NoBull SaaS

What does AWS Glue do?

Tool: AWS Glue

The Tech: Data Pipeline

Visit site →

Their Pitch

Discover, prepare, and integrate all your data at any scale.

Our Take

A serverless data pipeline manager that moves your messy files from S3 into clean databases without you babysitting servers.
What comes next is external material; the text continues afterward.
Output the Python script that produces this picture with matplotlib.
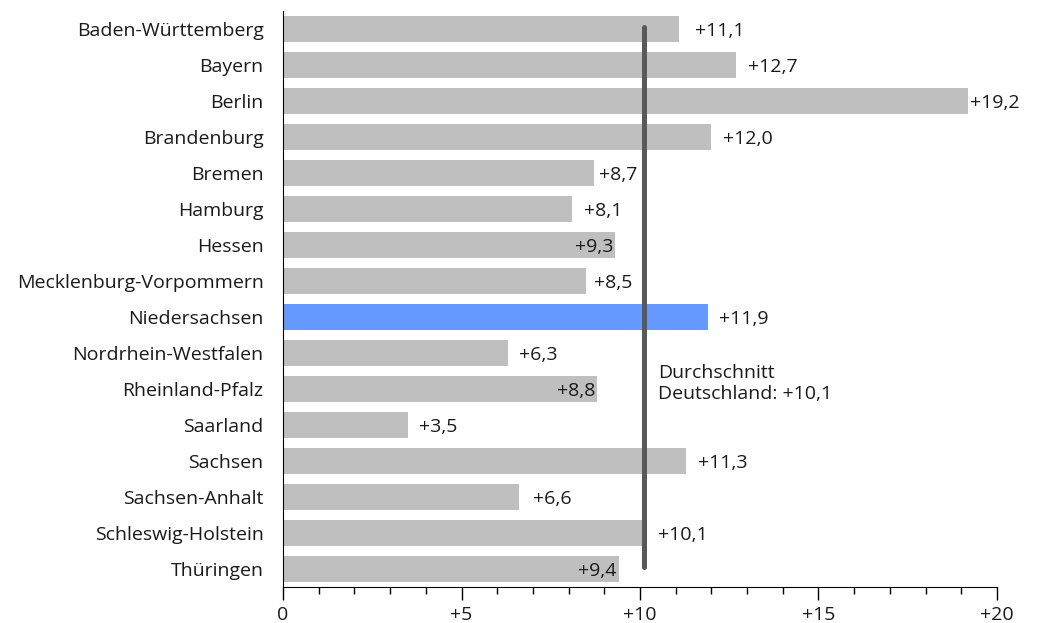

The drag-and-drop editor is nice until you hit complex transforms and end up writing Python anyway.

Deep Dive & Reality Check

Used For

  • +**Your Python scripts break every weekend at 3am when data formats change** → Auto-crawlers detect schema changes and update pipelines without your intervention
  • +**You're spending 15 hours a week manually deduplicating customer records** → AI FindMatches spots "John Doe" vs "Jon Doh" automatically, cuts cleanup time to 1 hour
  • +**Analysts wait 3 days for data exports while you wrangle CSV files** → Automated jobs run hourly, clean data flows straight to dashboards
  • +Generates working Python/Scala code from drag-and-drop - no starting from blank Spark templates
  • +Handles 1TB+ datasets that crash your local Pandas scripts

Best For

  • >Your data engineers spend 40 hours a week fixing broken S3-to-database pipelines
  • >You're drowning in duplicate customer records and need AI-powered deduplication
  • >Manual exports are killing your analytics team and you need everything automated

Not For

  • -Teams under 50 people or handling less than 1TB monthly — you'll pay enterprise prices for overkill
  • -Companies wanting simple CSV imports — this is built for complex multi-source data lakes, not basic stuff
  • -Anyone hoping to avoid AWS lock-in — it only works in Amazon's ecosystem and integrates with their other services

Pairs With

  • *Amazon S3 (where your raw messy data lives before Glue cleans it up)
  • *Amazon Redshift (the data warehouse where clean data ends up for analytics queries)
  • *dbt (for the SQL transformations that Glue's drag-and-drop editor can't handle elegantly)
  • *Amazon Athena (to query the cleaned data without spinning up a full warehouse)
  • *Tableau (where executives want pretty dashboards from all this processed data)
  • *CloudWatch (to monitor job failures because you'll need alerts when things break at 3am)
  • *Lake Formation (for data permissions because Glue's catalog needs access controls)

The Catch

  • !Jobs fail with vague "Task failed" errors and no useful stack traces — you'll lose hours debugging Spark issues
  • !Crawlers miss 30% of nested JSON schemas, forcing you to write custom classifiers anyway
  • !The $0.44/hour pricing sounds cheap until unoptimized jobs run for 200 hours and hit you with $3k surprise bills
  • !Cold starts add 5-10 minutes to every job, making event-triggered pipelines painfully slow

Bottom Line

Turns weeks of custom pipeline coding into hours of point-and-click, but you'll pay $500-5k monthly and debug cryptic Spark errors when things break.